Stored data
# # # # #
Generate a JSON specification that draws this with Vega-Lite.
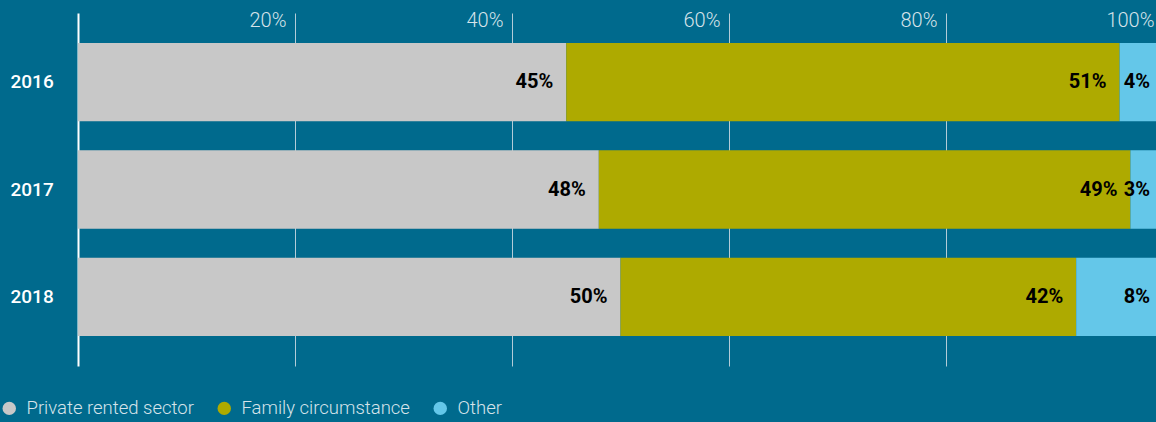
{
  "$schema": "https://vega.github.io/schema/vega-lite/v6.json",
  "autosize": {"type": "none"},
  "width": 1078,
  "height": 353,
  "padding": {"left": 78, "top": 13, "right": 0, "bottom": 56},
  "background": "#006a8d",
  "config": {
    "view": {"stroke": null},
    "font": "Roboto"
  },
  "data": {
    "values": [
      {"year": "2016", "category": "Private rented sector", "k": 1, "value": 0.45},
      {"year": "2016", "category": "Family circumstance", "k": 2, "value": 0.51},
      {"year": "2016", "category": "Other", "k": 3, "value": 0.04},
      {"year": "2017", "category": "Private rented sector", "k": 1, "value": 0.48},
      {"year": "2017", "category": "Family circumstance", "k": 2, "value": 0.49},
      {"year": "2017", "category": "Other", "k": 3, "value": 0.03},
      {"year": "2018", "category": "Private rented sector", "k": 1, "value": 0.50},
      {"year": "2018", "category": "Family circumstance", "k": 2, "value": 0.42},
      {"year": "2018", "category": "Other", "k": 3, "value": 0.08}
    ]
  },
  "encoding": {
    "y": {
      "field": "year", "type": "nominal", "sort": "ascending",
      "scale": {"paddingInner": 0.27, "paddingOuter": 0.28},
      "axis": {
        "title": null, "ticks": false, "domain": true, "domainColor": "#ffffff", "domainWidth": 2,
        "labelColor": "#ffffff", "labelFontSize": 19, "labelFontWeight": 500,
        "labelAlign": "left", "labelPadding": 68
      }
    },
    "x": {
      "field": "value", "type": "quantitative", "stack": "zero",
      "scale": {"domain": [0, 1], "range": [0, 1085], "nice": false},
      "axis": {
        "orient": "top", "title": null, "values": [0.2, 0.4, 0.6, 0.8, 1],
        "format": ".0%", "ticks": false, "tickSize": 0, "domain": false,
        "grid": true, "gridColor": "#b3ccd8", "gridWidth": 1,
        "labelColor": "#d6e3ea", "labelFontSize": 20, "labelFontWeight": 300,
        "labelAlign": "right", "labelBaseline": "alphabetic", "labelPadding": -13, "labelOffset": -9,
        "labelOverlap": false, "labelBound": false, "labelFlush": false
      }
    },
    "order": {"field": "k", "type": "quantitative"}
  },
  "layer": [
    {
      "mark": {"type": "bar"},
      "encoding": {
        "color": {
          "field": "category", "type": "nominal",
          "scale": {
            "domain": ["Private rented sector", "Family circumstance", "Other"],
            "range": ["#c8c8c8", "#aeaa00", "#64c7e9"]
          },
          "legend": {
            "title": null, "orient": "none", "legendX": -78, "legendY": 386,
            "direction": "horizontal", "symbolType": "circle", "symbolSize": 180,
            "symbolStrokeWidth": 0, "symbolOpacity": 1,
            "labelColor": "#d6e3ea", "labelFontSize": 18.5, "labelFontWeight": 300,
            "labelLimit": 400, "labelOffset": 8, "columnPadding": 21, "padding": 0
          }
        }
      }
    },
    {
      "mark": {"type": "text", "align": "right", "baseline": "middle", "dx": -13, "fontSize": 20, "fontWeight": "bold", "color": "#000000"},
      "encoding": {
        "text": {"field": "value", "type": "quantitative", "format": ".0%"},
        "detail": {"field": "category"}
      }
    }
  ]
}
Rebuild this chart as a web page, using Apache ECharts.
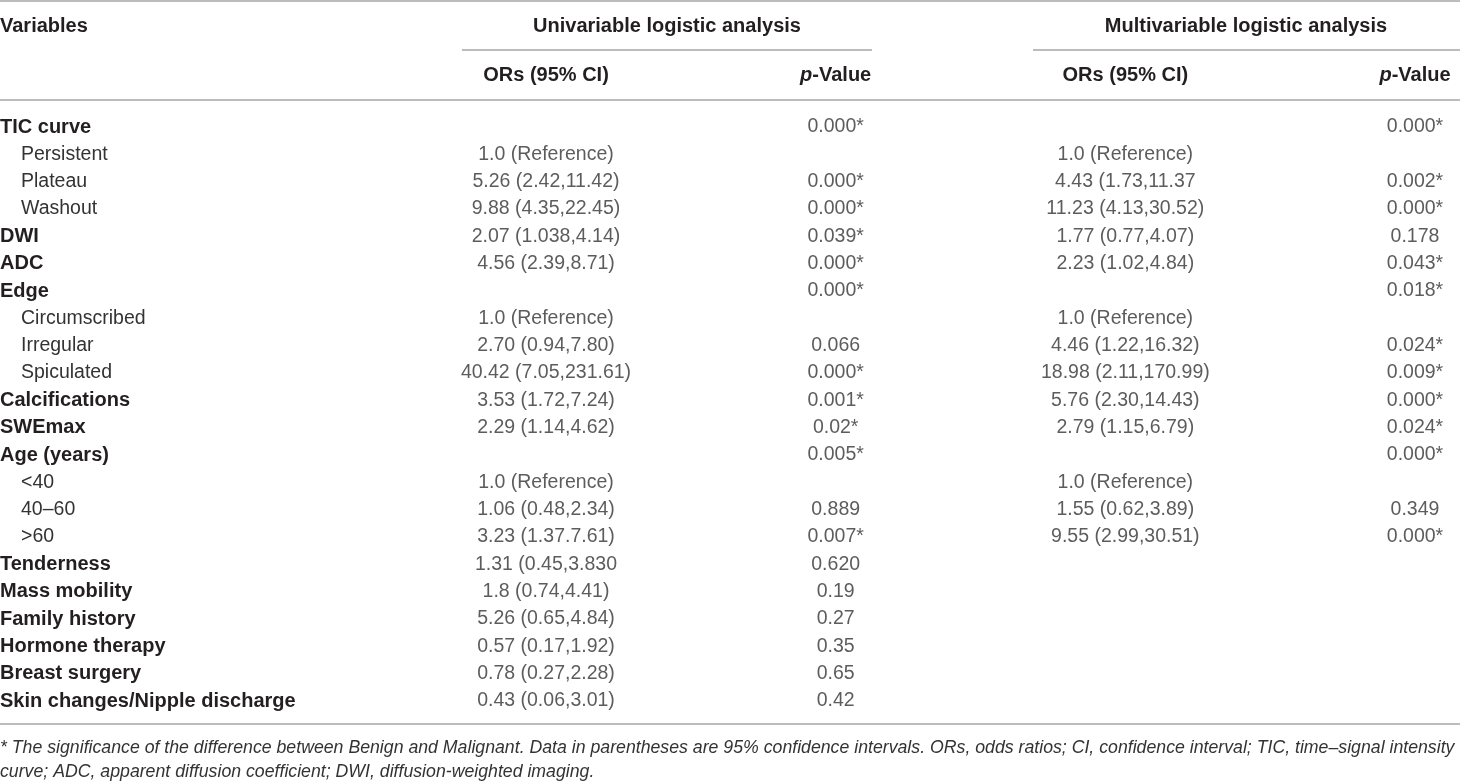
<!DOCTYPE html>
<html>
<head>
<meta charset="utf-8">
<title>Logistic analysis table</title>
<script src="https://cdn.jsdelivr.net/npm/echarts@6/dist/echarts.min.js"></script>
<style>
  html, body { margin: 0; padding: 0; background: #fff; }
  #main { width: 1460px; height: 782px; }
</style>
</head>
<body>
<div id="main"></div>
<script>
// rows of the table, top to bottom
var rowNames = [
  'TIC curve', 'Persistent', 'Plateau', 'Washout', 'DWI', 'ADC', 'Edge',
  'Circumscribed', 'Irregular', 'Spiculated', 'Calcifications', 'SWEmax',
  'Age (years)', '<40', '40–60', '>60', 'Tenderness', 'Mass mobility',
  'Family history', 'Hormone therapy', 'Breast surgery', 'Skin changes/Nipple discharge'
];
// 0 = variable, 1 = sub level of the variable above
var rowLevel = [0, 1, 1, 1, 0, 0, 0, 1, 1, 1, 0, 0, 0, 1, 1, 1, 0, 0, 0, 0, 0, 0];

var uniOR = [
  '', '1.0 (Reference)', '5.26 (2.42,11.42)', '9.88 (4.35,22.45)', '2.07 (1.038,4.14)',
  '4.56 (2.39,8.71)', '', '1.0 (Reference)', '2.70 (0.94,7.80)', '40.42 (7.05,231.61)',
  '3.53 (1.72,7.24)', '2.29 (1.14,4.62)', '', '1.0 (Reference)', '1.06 (0.48,2.34)',
  '3.23 (1.37.7.61)', '1.31 (0.45,3.830', '1.8 (0.74,4.41)', '5.26 (0.65,4.84)',
  '0.57 (0.17,1.92)', '0.78 (0.27,2.28)', '0.43 (0.06,3.01)'
];
var uniP = [
  '0.000*', '', '0.000*', '0.000*', '0.039*', '0.000*', '0.000*', '', '0.066', '0.000*',
  '0.001*', '0.02*', '0.005*', '', '0.889', '0.007*', '0.620', '0.19', '0.27', '0.35',
  '0.65', '0.42'
];
var multiOR = [
  '', '1.0 (Reference)', '4.43 (1.73,11.37', '11.23 (4.13,30.52)', '1.77 (0.77,4.07)',
  '2.23 (1.02,4.84)', '', '1.0 (Reference)', '4.46 (1.22,16.32)', '18.98 (2.11,170.99)',
  '5.76 (2.30,14.43)', '2.79 (1.15,6.79)', '', '1.0 (Reference)', '1.55 (0.62,3.89)',
  '9.55 (2.99,30.51)', '', '', '', '', '', ''
];
var multiP = [
  '0.000*', '', '0.002*', '0.000*', '0.178', '0.043*', '0.018*', '', '0.024*', '0.009*',
  '0.000*', '0.024*', '0.000*', '', '0.349', '0.000*', '', '', '', '', '', ''
];

var columns = ['uniOR', 'uniP', 'multiOR', 'multiP'];
var columnHeaders = ['ORs (95% CI)', 'p-Value', 'ORs (95% CI)', 'p-Value'];
var groupHeaders = ['Univariable logistic analysis', 'Multivariable logistic analysis'];
var footnote = [
  '* The significance of the difference between Benign and Malignant. Data in parentheses are 95% confidence intervals. ORs, odds ratios; CI, confidence interval; TIC, time–signal intensity',
  'curve; ADC, apparent diffusion coefficient; DWI, diffusion-weighted imaging.'
];

var FONT = '"Liberation Sans", Arial, Helvetica, sans-serif';
var INK = '#231f20';
var BODY = '#333333';
var RULE = '#a6a6a6';

// fit the first footnote line to the table width
function fitSize(text, style, width) {
  var ctx = document.createElement('canvas').getContext('2d');
  ctx.font = style + ' 100px ' + FONT;
  return 100 * width / ctx.measureText(text).width;
}
var noteSize = fitSize(footnote[0], 'italic', 1456);

var cellData = [uniOR, uniP, multiOR, multiP];

function buildSeries(colIdx) {
  var values = cellData[colIdx];
  var data = [];
  values.forEach(function (txt, i) {
    if (txt !== '') data.push([columns[colIdx], rowNames[i], txt]);
  });
  return {
    type: 'scatter',
    name: columns[colIdx],
    symbolSize: 1,
    itemStyle: { color: 'rgba(0,0,0,0)' },
    silent: true,
    label: {
      show: true,
      position: 'inside',
      formatter: function (p) { return p.value[2]; },
      fontFamily: FONT,
      fontSize: 19.5,
      color: BODY
    },
    data: data
  };
}

function rule(x1, x2, y) {
  return {
    type: 'line',
    shape: { x1: x1, y1: y, x2: x2, y2: y },
    style: { stroke: RULE, lineWidth: 1.5 },
    silent: true
  };
}
function headText(text, x, y, align) {
  return {
    type: 'text',
    x: x, y: y,
    style: {
      text: text, font: 'bold 20px ' + FONT, fill: INK,
      align: align, verticalAlign: 'middle'
    },
    silent: true
  };
}

var chart = echarts.init(document.getElementById('main'), null, { renderer: 'canvas' });

var option = {
  animation: false,
  backgroundColor: '#ffffff',
  grid: {
    left: 546, right: 45, top: 127, bottom: 81,
    containLabel: false,
    outerBoundsMode: 'none'
  },
  xAxis: {
    type: 'category',
    position: 'top',
    data: columns,
    boundaryGap: false,
    axisLine: { show: false },
    axisTick: { show: false },
    splitLine: { show: false },
    axisLabel: {
      interval: 0,
      margin: 52,
      verticalAlign: 'middle',
      formatter: function (v, i) {
        var h = columnHeaders[i];
        if (h.indexOf('p-') === 0) return '{pi|p}{hb|' + h.slice(1) + '}';
        return '{hb|' + h + '}';
      },
      rich: {
        hb: { fontFamily: FONT, fontSize: 20, fontWeight: 'bold', color: INK },
        pi: { fontFamily: FONT, fontSize: 20, fontWeight: 'bold', fontStyle: 'italic', color: INK }
      }
    }
  },
  yAxis: {
    type: 'category',
    data: rowNames,
    inverse: true,
    boundaryGap: false,
    axisLine: { show: false },
    axisTick: { show: false },
    splitLine: { show: false },
    axisLabel: {
      interval: 0,
      align: 'left',
      margin: 546,
      formatter: function (v, i) {
        return rowLevel[i] ? '{s|' + v + '}' : '{m|' + v + '}';
      },
      rich: {
        m: { fontFamily: FONT, fontSize: 20, fontWeight: 'bold', color: INK },
        s: { fontFamily: FONT, fontSize: 19.5, color: BODY, padding: [0, 0, 0, 21] }
      }
    }
  },
  series: columns.map(function (c, i) { return buildSeries(i); }),
  graphic: [
    rule(0, 1460, 1),
    rule(462, 872, 50),
    rule(1033, 1460, 50),
    rule(0, 1460, 100),
    rule(0, 1460, 724),
    headText('Variables', 0, 26, 'left'),
    headText(groupHeaders[0], 667, 26, 'center'),
    headText(groupHeaders[1], 1246, 26, 'center'),
    {
      type: 'text', x: 0, y: 748, silent: true,
      style: { text: footnote[0], font: 'italic ' + noteSize.toFixed(2) + 'px ' + FONT,
               fill: BODY, verticalAlign: 'middle' }
    },
    {
      type: 'text', x: 0, y: 772, silent: true,
      style: { text: footnote[1], font: 'italic ' + noteSize.toFixed(2) + 'px ' + FONT,
               fill: BODY, verticalAlign: 'middle' }
    }
  ]
};

chart.setOption(option);
</script>
</body>
</html>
# # # # #
OBJECTIVE: Leave out every line without the string "this" and copy the rest.

PROBLEM SOLUTION:
Generate a JSON specification that draws this with Vega-Lite.
Rebuild this chart as a web page, using Apache ECharts.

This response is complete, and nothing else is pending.